**Recorded information**
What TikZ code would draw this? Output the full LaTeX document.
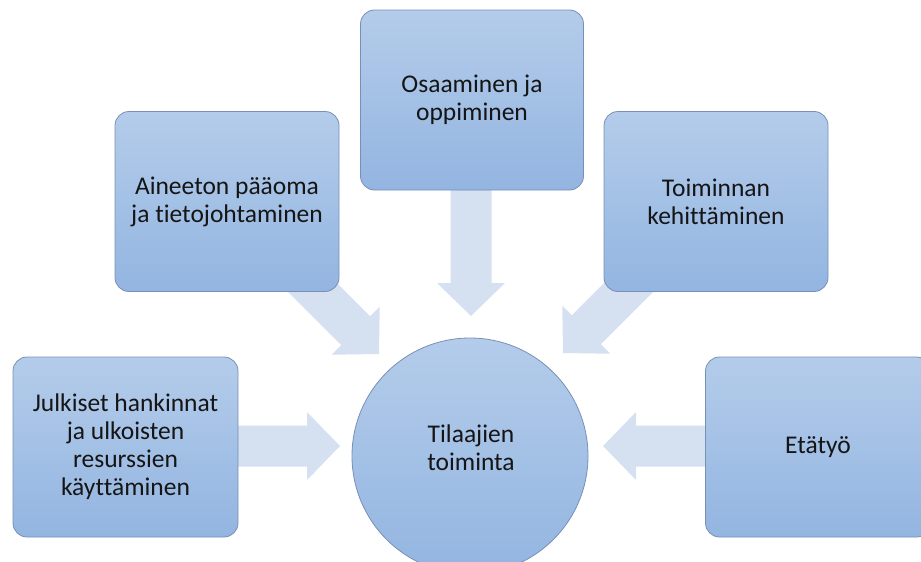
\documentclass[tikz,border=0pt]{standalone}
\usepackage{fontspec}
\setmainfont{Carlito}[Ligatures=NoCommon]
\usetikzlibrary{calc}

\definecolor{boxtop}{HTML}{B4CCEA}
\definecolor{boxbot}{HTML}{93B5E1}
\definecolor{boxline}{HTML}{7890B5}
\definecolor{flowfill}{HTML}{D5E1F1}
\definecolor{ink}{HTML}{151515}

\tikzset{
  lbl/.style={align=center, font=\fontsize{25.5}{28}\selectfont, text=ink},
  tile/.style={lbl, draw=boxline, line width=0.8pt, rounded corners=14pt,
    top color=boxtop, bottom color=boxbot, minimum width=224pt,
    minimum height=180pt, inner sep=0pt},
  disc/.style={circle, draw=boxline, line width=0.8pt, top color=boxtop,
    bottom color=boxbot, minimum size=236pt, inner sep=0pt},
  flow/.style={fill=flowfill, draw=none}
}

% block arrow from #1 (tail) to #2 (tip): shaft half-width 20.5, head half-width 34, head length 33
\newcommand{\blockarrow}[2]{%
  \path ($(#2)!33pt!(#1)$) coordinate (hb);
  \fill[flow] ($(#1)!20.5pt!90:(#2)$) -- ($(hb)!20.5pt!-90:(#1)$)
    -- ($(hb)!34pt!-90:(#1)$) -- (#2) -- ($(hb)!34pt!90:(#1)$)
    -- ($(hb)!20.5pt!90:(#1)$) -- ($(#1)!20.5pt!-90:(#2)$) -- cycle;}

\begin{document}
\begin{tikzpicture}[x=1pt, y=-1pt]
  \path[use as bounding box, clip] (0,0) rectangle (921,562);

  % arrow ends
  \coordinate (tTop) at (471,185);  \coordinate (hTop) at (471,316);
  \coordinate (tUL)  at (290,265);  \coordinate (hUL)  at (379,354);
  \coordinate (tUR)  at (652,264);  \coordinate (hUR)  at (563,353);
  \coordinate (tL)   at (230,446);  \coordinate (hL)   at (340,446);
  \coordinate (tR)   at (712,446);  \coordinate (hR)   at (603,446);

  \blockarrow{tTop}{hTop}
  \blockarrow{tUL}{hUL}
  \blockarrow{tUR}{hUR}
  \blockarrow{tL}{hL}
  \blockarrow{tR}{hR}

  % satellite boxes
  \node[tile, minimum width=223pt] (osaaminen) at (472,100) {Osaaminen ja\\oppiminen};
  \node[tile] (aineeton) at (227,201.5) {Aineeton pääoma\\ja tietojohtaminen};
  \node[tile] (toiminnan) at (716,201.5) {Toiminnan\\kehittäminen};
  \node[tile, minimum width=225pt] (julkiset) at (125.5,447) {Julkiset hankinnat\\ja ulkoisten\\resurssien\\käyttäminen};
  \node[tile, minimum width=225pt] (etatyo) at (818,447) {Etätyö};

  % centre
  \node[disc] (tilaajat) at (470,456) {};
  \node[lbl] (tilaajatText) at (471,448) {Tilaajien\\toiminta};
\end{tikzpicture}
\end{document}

**Written instruction**
Extract, from the listing above, every line where the string "draw" occurs.

**Result for this task**
What TikZ code would draw this? Output the full LaTeX document.
  tile/.style={lbl, draw=boxline, line width=0.8pt, rounded corners=14pt,
  disc/.style={circle, draw=boxline, line width=0.8pt, top color=boxtop,
  flow/.style={fill=flowfill, draw=none}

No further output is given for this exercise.